With more than 50 rooms the Far View House was much larger than a few of the popular cliff dwellings.


Looking down the long back wall of the Far View House and imagining one more level rising above it gives you an idea of just how big a complex it was. It probably took a real community effort to construct a project of this size.


The Pipe Shrine House sits just to the south of the Far View House. The site received its name due to 12 ceramic, or pottery, pipes that were excavated from within the kiva.


Looking back over the Pipe Shrine House toward the Far View House gives the feeling of standing amongst the ruins of a city.


A hard packed gravel trail leads further away to the Coyote Village that is secluded within the trees and shrubs.


The Coyote Village has a few areas that can be examined more closely where the trail passes through openings in the walls. There are signs instructing to stay off of the walls themselves and chains blocking access to some of the rooms.
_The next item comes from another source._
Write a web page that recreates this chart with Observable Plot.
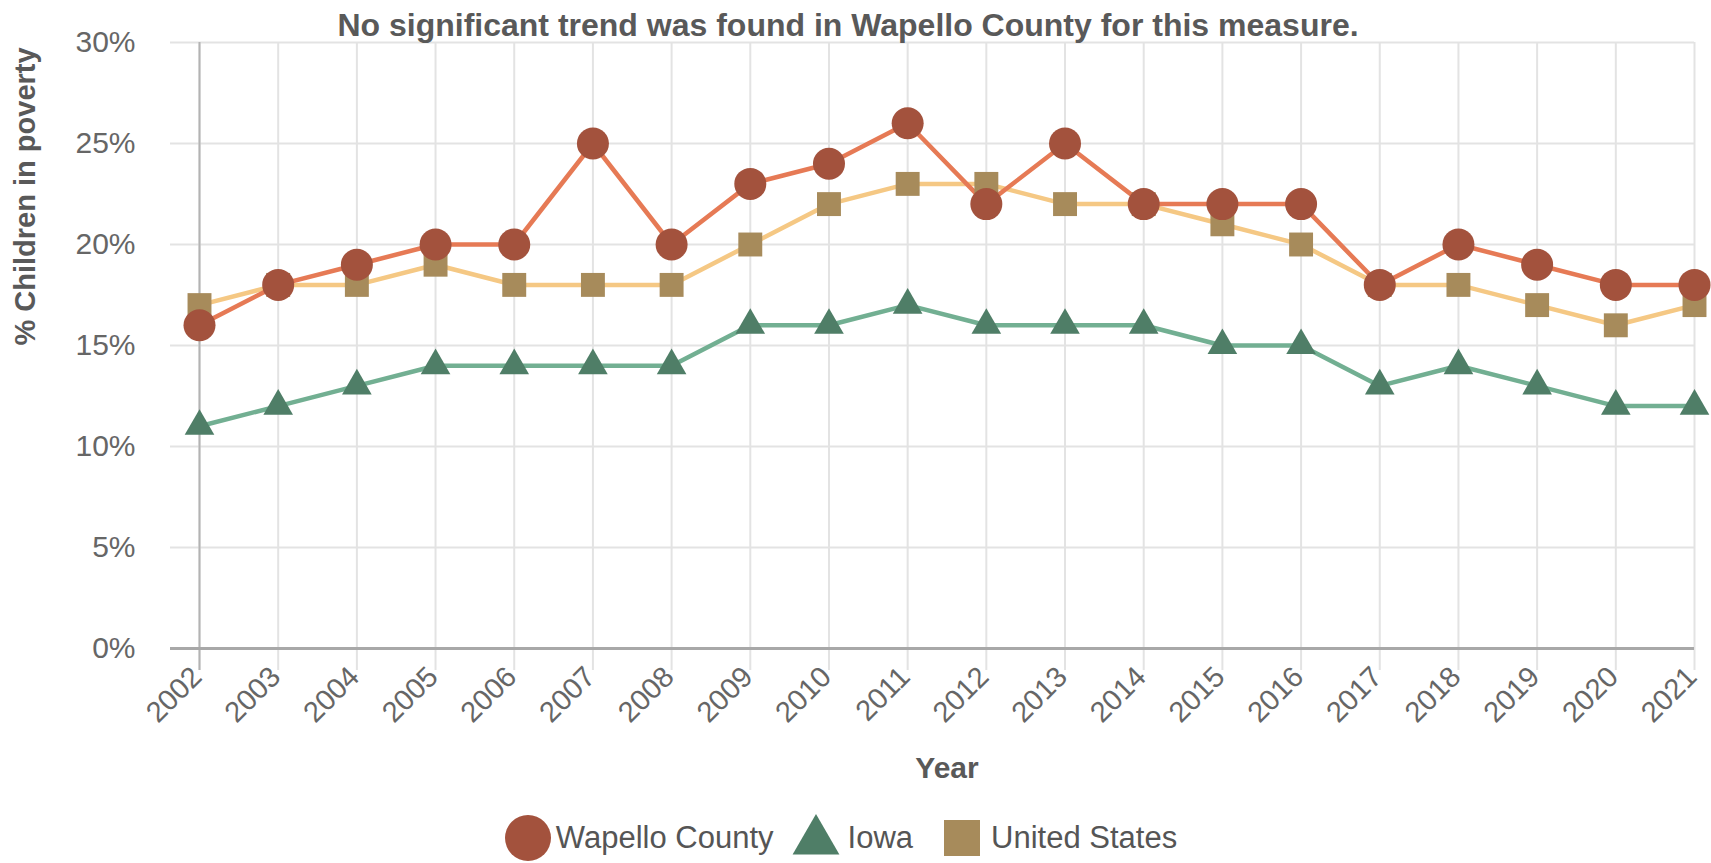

Looking down at the path were everyone is walking reveals small shards of pottery. Several pieces are big enough that you can see some of the designs that they were decorated with. Most of the fragments are much smaller though.
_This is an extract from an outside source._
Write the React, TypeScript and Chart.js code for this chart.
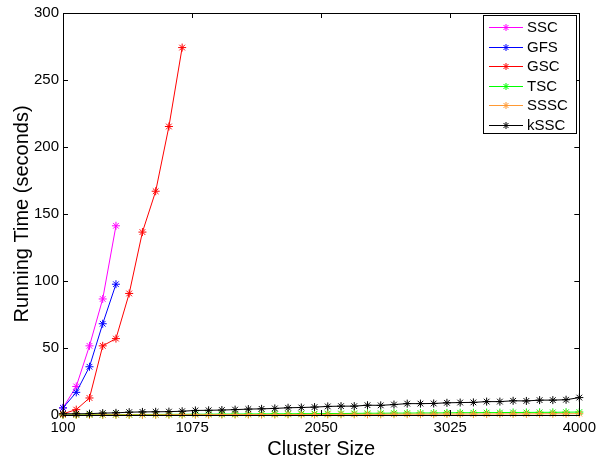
import React, { useEffect, useRef } from "react";
import { Chart, registerables } from "chart.js";

Chart.register(...registerables);

// Cluster sizes (x values)
const clusterSizes = [
  100, 200, 300, 400, 500, 600, 700, 800, 900, 1000,
  1100, 1200, 1300, 1400, 1500, 1600, 1700, 1800, 1900, 2000,
  2100, 2200, 2300, 2400, 2500, 2600, 2700, 2800, 2900, 3000,
  3100, 3200, 3300, 3400, 3500, 3600, 3700, 3800, 3900, 4000,
];

const xTickValues = [100, 1075, 2050, 3025, 4000];
const yTickValues = [0, 50, 100, 150, 200, 250, 300];

const sscTimes = [5.3, 21.3, 51.6, 86.6, 141.2];
const gfsTimes = [5.3, 16.9, 36.0, 68.1, 97.6];
const gscTimes = [0.9, 4.0, 12.7, 51.6, 57.0, 90.7, 136.5, 167.0, 215.3, 274.2];
const tscTimes = [
  0.1, 0.1, 0.2, 0.2, 0.3, 0.3, 0.4, 0.4, 0.5, 0.5,
  0.6, 0.6, 0.7, 0.7, 0.8, 0.8, 0.9, 0.9, 1.0, 1.0,
  1.1, 1.1, 1.2, 1.3, 1.3, 1.4, 1.4, 1.5, 1.5, 1.6,
  1.7, 1.7, 1.8, 1.8, 1.9, 1.9, 2.0, 2.0, 2.1, 2.2,
];
const ssscTimes = [
  0.0, 0.0, 0.0, 0.1, 0.1, 0.1, 0.1, 0.1, 0.2, 0.2,
  0.2, 0.2, 0.3, 0.3, 0.3, 0.3, 0.3, 0.4, 0.4, 0.4,
  0.4, 0.5, 0.5, 0.5, 0.5, 0.6, 0.6, 0.6, 0.6, 0.7,
  0.7, 0.7, 0.7, 0.8, 0.8, 0.8, 0.9, 0.9, 0.9, 1.0,
];
const kSscTimes = [
  0.9, 0.9, 1.0, 1.4, 1.6, 2.1, 2.3, 2.4, 2.5, 2.8,
  3.4, 3.5, 3.7, 4.0, 4.4, 4.6, 4.9, 5.4, 5.6, 5.9,
  6.4, 6.6, 6.6, 7.3, 7.2, 7.8, 8.5, 8.5, 8.6, 9.1,
  9.3, 9.4, 10.0, 10.0, 10.6, 10.5, 11.1, 11.1, 11.4, 13.0,
];

const seriesNames = ["SSC", "GFS", "GSC", "TSC", "SSSC", "kSSC"];
const seriesColors = ["#ff00ff", "#0000ff", "#ff0000", "#00ff00", "#ff9933", "#000000"];
const seriesValues = [sscTimes, gfsTimes, gscTimes, tscTimes, ssscTimes, kSscTimes];

const FONT = "'Liberation Sans', Arial, Helvetica, sans-serif";

function drawStar(ctx: CanvasRenderingContext2D, x: number, y: number, r: number) {
  const d = r * Math.SQRT1_2;
  ctx.beginPath();
  ctx.moveTo(x - r, y);
  ctx.lineTo(x + r, y);
  ctx.moveTo(x, y - r);
  ctx.lineTo(x, y + r);
  ctx.moveTo(x - d, y - d);
  ctx.lineTo(x + d, y + d);
  ctx.moveTo(x - d, y + d);
  ctx.lineTo(x + d, y - d);
  ctx.stroke();
}

const framePlugin = {
  id: "matlabFrame",
  afterDraw(chart: any) {
    const ctx: CanvasRenderingContext2D = chart.ctx;
    const { left, right, top, bottom } = chart.chartArea;
    const xs = chart.scales.x;
    const ys = chart.scales.y;
    ctx.save();
    ctx.strokeStyle = "#000";
    ctx.lineWidth = 1;
    ctx.strokeRect(Math.round(left) + 0.5, Math.round(top) + 0.5, Math.round(right - left), Math.round(bottom - top));
    const tl = 5;
    ctx.beginPath();
    for (const v of xTickValues) {
      const px = Math.round(xs.getPixelForValue(v)) + 0.5;
      ctx.moveTo(px, bottom);
      ctx.lineTo(px, bottom - tl);
      ctx.moveTo(px, top);
      ctx.lineTo(px, top + tl);
    }
    for (const v of yTickValues) {
      const py = Math.round(ys.getPixelForValue(v)) + 0.5;
      ctx.moveTo(left, py);
      ctx.lineTo(left + tl, py);
      ctx.moveTo(right, py);
      ctx.lineTo(right - tl, py);
    }
    ctx.stroke();

    // legend box
    const bx = 483.5, by = 15.5, bw = 93, bh = 118;
    ctx.fillStyle = "#fff";
    ctx.fillRect(bx, by, bw, bh);
    ctx.strokeRect(bx, by, bw, bh);
    ctx.font = `15px ${FONT}`;
    ctx.textBaseline = "middle";
    ctx.textAlign = "left";
    seriesNames.forEach((name, i) => {
      const cy = 27 + i * 19.5;
      ctx.strokeStyle = seriesColors[i];
      ctx.lineWidth = 1;
      ctx.beginPath();
      ctx.moveTo(489, Math.round(cy) + 0.5);
      ctx.lineTo(523, Math.round(cy) + 0.5);
      ctx.stroke();
      drawStar(ctx, 506, Math.round(cy) + 0.5, 3.5);
      ctx.fillStyle = "#000";
      ctx.fillText(name, 527, cy + 1);
    });
    ctx.restore();
  },
};

export default function App() {
  const canvasRef = useRef<HTMLCanvasElement | null>(null);

  useEffect(() => {
    document.body.style.margin = "0";
    const canvas = canvasRef.current;
    if (!canvas) return;
    const datasets = seriesNames.map((name, i) => ({
      label: name,
      data: seriesValues[i].map((v, j) => ({ x: clusterSizes[j], y: v })),
      borderColor: seriesColors[i],
      backgroundColor: seriesColors[i],
      borderWidth: 1,
      pointStyle: "star" as const,
      pointRadius: 4,
      pointBorderWidth: 1,
      pointBorderColor: seriesColors[i],
      fill: false,
      tension: 0,
      clip: false as any,
      order: seriesNames.length - i,
    }));
    const chart = new Chart(canvas, {
      type: "line",
      data: { datasets },
      plugins: [framePlugin],
      options: {
        animation: false,
        responsive: false,
        maintainAspectRatio: false,
        layout: { padding: { top: 9, right: 19, left: 0, bottom: 0 } },
        plugins: { legend: { display: false }, tooltip: { enabled: false } },
        scales: {
          x: {
            type: "linear",
            min: 100,
            max: 4000,
            afterBuildTicks: (scale: any) => {
              scale.ticks = xTickValues.map((v) => ({ value: v }));
            },
            afterFit: (scale: any) => {
              scale.height = 44;
            },
            grid: { display: false, drawTicks: false },
            border: { display: false },
            ticks: {
              color: "#000",
              font: { family: FONT, size: 15 },
              padding: 4,
              maxRotation: 0,
              autoSkip: false,
              callback: (v: any) => String(v),
            },
            title: {
              display: true,
              text: "Cluster Size",
              color: "#000",
              font: { family: FONT, size: 20, lineHeight: 1 },
              padding: { top: 0, bottom: 0 },
            },
          },
          y: {
            min: 0,
            max: 300,
            afterBuildTicks: (scale: any) => {
              scale.ticks = yTickValues.map((v) => ({ value: v }));
            },
            afterFit: (scale: any) => {
              scale.width = 63;
            },
            grid: { display: false, drawTicks: false },
            border: { display: false },
            ticks: {
              color: "#000",
              font: { family: FONT, size: 15 },
              padding: 4,
              callback: (v: any) => String(v),
            },
            title: {
              display: true,
              text: "Running Time (seconds)",
              color: "#000",
              font: { family: FONT, size: 20, lineHeight: 1 },
              padding: { top: 12, bottom: 0 },
            },
          },
        },
      },
    });
    return () => chart.destroy();
  }, []);

  return (
    <div style={{ position: "absolute", left: 0, top: 0, width: 600, height: 459 }}>
      <canvas ref={canvasRef} width={600} height={459} />
    </div>
  );
}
Another gravel path to the north of Far View House leads off into the opposite direction to Far View Tower, Far View Reservoir and Megalithic House.


The Far View Tower site has 2 kivas, a tower, and over a dozen rooms. The kiosk mentions that the tower was added during the late construction phase. Maybe that implies it was built out of some necessity such as the need for a watch tower and communication tower.


The Far View Reservoir is also known as Mummy Lake. As no mummies were ever found here that name is a bit of a misnomer. From corn pollen found in the soil between the outer walls it is supposed that that area was used for growing crops. Regardless of that, these people seem to have possessed remarkable engineering and hydrology skills.


Megalithic House gets its name from the large unhewn stones used in some of its construction. This site is thought to have been the habitation of a single clan.


The Far View Group paints an interesting picture of life on Chapin Mesa and how a community came together to meet the needs of its people. Generally, communal life would give people access to more resources than they would otherwise have if they lived off by themselves. Considering that they probably engaged in trade with other communities, possibly as far distant as Central America, they could have thrived quite well. If you would like to see it for yourself then all you have to do is 'Take a hike'.